Launched back in 1993, the UFC was billed as ‘No Holds Barred’ and with the flimsiest of restrictions it certainly lived up to its moniker, as fights that you could previously only imagine were now playing out in front of your very eyes.
The, at-times, barbaric freak shows certainly did not scare anyone off, and thanks to the likes of Ken Shamrock, Royce Gracie, and Dan Sevren, the UFC was quickly transforming from underground hit to national and even international acceptance.
Of course, the more exposure and fandom it received, the more ire it drew from the United States government, and after much pressure from the likes of Senator John McCain, a tougher rulebook and enforced legislation would be needed to secure its long-term future.
Ultimately, it was the bizarre that sold, and although Dana White now presents a much-polished MMA product these days, the early days of bloodshed and all-out violence are what gave it the launchpad it needed.
While although YouTube boxers are not dishing out guillotine chokes or heel hooks, they do now possess that same kind of freak show factor, and that is why the likes of Logan Paul and KSI are commanding so much interest when they square off.
For their armies of followers, it is a chance to see one of their favorites in rather strange surroundings and, more importantly, to support them in what is usually a challenge to end a longstanding digital grudge.
On the other hand, for ardent boxing fans or even casual ones for that matter, it is a chance to pay your money and take a seat for the latest fighting carnival in town – a festival, that can only be considered as good business for any promoter who is prepared to risk his livelihood.
A perfect example of this is the second meeting between Logan Paul and KSI, one that ended up being the third most-streamed fight on the DAZN platform and only behind Andy Ruiz vs.
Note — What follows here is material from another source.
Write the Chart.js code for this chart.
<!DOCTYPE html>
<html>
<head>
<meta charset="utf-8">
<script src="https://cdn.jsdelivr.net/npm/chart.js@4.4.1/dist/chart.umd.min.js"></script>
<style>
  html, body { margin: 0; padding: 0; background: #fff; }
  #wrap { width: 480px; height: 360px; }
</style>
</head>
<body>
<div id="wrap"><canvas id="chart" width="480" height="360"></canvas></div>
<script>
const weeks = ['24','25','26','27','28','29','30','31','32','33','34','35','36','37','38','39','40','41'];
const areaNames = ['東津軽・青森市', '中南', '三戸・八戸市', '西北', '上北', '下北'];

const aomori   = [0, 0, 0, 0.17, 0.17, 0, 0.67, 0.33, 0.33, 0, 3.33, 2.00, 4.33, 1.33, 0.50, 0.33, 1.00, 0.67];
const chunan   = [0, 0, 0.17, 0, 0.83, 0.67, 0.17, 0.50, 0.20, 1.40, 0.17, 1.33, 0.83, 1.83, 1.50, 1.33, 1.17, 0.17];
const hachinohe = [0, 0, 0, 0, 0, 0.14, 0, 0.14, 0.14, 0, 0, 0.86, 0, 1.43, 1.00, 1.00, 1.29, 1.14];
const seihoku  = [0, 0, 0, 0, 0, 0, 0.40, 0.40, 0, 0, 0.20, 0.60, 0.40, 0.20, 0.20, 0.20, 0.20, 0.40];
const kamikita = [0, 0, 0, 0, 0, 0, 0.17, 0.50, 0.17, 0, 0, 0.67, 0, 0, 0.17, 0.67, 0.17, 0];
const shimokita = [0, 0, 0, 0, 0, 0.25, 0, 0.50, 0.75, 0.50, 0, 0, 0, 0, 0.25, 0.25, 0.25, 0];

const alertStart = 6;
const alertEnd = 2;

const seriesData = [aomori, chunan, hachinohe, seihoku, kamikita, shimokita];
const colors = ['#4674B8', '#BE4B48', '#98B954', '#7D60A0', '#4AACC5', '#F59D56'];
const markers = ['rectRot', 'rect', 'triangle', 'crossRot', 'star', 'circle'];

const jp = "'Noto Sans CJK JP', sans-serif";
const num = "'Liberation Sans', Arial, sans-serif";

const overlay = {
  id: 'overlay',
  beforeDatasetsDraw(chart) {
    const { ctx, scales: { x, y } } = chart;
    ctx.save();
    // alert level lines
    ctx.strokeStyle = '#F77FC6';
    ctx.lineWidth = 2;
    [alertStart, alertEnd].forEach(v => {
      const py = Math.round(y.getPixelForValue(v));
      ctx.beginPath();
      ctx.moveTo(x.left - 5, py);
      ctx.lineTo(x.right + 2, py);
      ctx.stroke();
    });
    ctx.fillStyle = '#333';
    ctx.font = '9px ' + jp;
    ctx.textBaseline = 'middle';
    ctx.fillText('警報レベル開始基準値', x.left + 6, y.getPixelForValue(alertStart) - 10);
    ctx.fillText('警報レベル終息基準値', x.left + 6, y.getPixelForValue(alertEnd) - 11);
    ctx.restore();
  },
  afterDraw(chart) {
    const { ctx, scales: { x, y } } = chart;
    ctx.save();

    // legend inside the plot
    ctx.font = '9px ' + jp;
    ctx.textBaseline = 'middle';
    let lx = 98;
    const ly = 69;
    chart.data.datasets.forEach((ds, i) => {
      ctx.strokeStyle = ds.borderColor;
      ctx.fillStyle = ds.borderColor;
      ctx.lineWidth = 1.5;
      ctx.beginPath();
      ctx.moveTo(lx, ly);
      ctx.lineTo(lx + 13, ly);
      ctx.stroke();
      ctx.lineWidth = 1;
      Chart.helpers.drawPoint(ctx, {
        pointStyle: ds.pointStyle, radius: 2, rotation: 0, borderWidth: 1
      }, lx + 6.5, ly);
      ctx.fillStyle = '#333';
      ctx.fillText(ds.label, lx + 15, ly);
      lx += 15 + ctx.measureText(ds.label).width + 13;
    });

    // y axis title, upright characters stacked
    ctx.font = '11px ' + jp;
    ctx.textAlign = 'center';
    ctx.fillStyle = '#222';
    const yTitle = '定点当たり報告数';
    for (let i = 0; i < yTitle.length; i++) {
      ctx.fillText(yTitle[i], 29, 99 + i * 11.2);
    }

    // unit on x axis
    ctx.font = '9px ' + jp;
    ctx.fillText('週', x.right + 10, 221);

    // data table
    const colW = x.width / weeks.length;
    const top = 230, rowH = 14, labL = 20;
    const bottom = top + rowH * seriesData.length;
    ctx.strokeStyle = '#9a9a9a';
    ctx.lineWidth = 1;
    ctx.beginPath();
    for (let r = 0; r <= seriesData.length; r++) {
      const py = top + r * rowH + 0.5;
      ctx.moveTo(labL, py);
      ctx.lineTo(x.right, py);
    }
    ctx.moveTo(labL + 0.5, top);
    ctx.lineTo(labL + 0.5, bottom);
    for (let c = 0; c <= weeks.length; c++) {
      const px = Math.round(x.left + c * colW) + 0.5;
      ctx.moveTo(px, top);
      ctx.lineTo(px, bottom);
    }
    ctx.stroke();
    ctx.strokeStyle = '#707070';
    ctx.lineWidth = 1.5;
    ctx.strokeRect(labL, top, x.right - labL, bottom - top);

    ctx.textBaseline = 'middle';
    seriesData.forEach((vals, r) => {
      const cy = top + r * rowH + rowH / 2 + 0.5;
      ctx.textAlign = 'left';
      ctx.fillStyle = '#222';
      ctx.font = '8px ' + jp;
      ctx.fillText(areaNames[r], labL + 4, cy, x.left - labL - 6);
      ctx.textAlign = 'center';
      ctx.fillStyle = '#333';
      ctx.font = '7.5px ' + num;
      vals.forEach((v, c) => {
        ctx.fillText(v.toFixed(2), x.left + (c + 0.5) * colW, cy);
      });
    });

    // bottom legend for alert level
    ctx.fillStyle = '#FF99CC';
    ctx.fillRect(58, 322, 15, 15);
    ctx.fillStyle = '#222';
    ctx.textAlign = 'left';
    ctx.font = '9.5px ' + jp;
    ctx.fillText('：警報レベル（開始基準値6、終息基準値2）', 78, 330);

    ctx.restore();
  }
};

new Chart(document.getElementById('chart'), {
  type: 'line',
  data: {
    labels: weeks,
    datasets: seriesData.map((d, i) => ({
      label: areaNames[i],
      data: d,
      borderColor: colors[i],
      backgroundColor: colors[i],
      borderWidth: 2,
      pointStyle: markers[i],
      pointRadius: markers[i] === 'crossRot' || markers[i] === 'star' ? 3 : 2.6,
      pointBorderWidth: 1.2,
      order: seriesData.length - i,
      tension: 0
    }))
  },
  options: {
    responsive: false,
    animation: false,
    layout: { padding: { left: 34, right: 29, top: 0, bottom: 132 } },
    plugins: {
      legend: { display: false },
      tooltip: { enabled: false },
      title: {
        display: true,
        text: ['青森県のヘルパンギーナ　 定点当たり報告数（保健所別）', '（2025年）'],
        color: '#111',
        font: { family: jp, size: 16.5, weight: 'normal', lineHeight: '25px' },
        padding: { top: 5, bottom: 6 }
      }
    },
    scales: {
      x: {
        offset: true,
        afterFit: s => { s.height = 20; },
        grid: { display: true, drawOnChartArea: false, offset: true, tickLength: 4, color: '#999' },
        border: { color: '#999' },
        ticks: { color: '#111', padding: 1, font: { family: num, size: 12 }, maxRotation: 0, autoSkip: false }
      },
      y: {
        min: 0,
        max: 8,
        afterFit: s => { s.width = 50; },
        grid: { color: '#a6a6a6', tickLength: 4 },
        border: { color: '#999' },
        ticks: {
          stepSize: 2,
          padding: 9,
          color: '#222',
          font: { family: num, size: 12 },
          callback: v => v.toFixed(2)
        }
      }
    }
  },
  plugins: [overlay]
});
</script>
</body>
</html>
Anthony Joshua and Canelo Alvarez and Sergey Kovalev.
Also, UK audiences are not all that far behind in terms of viewing figures, and with over 200,000 Pay-Per-View buys at approximately 12 dollars a time, you can soon understand why YouTubers want to get in the ring.
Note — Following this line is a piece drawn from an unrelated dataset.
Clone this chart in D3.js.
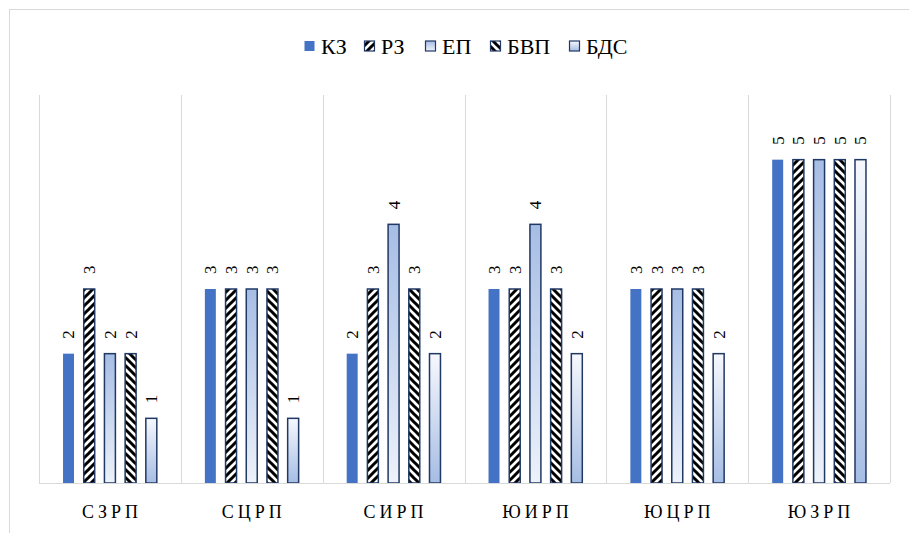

Critics will argue that the war of words before a fight is manufactured, and although there may be a significant element of truth to that, everything knows that controversy makes the most cash.
It’s certainly not an element of the sweet science that is to everyone’s taste, but there’s no denying that it is attracting a younger set of eyes to the sport. If Logan Paul is the hook, then Anthony Joshua or Tyson Fury are very much the meat on the bones.
That is why YouTubers are being used as a gateway to bring in new fans, and with pugilism perhaps being marginalized over the past decade or so, this could be the catalyst for a top-level resurgence in the sport and one that sees boxing once again claim mainstream heavyweight gold.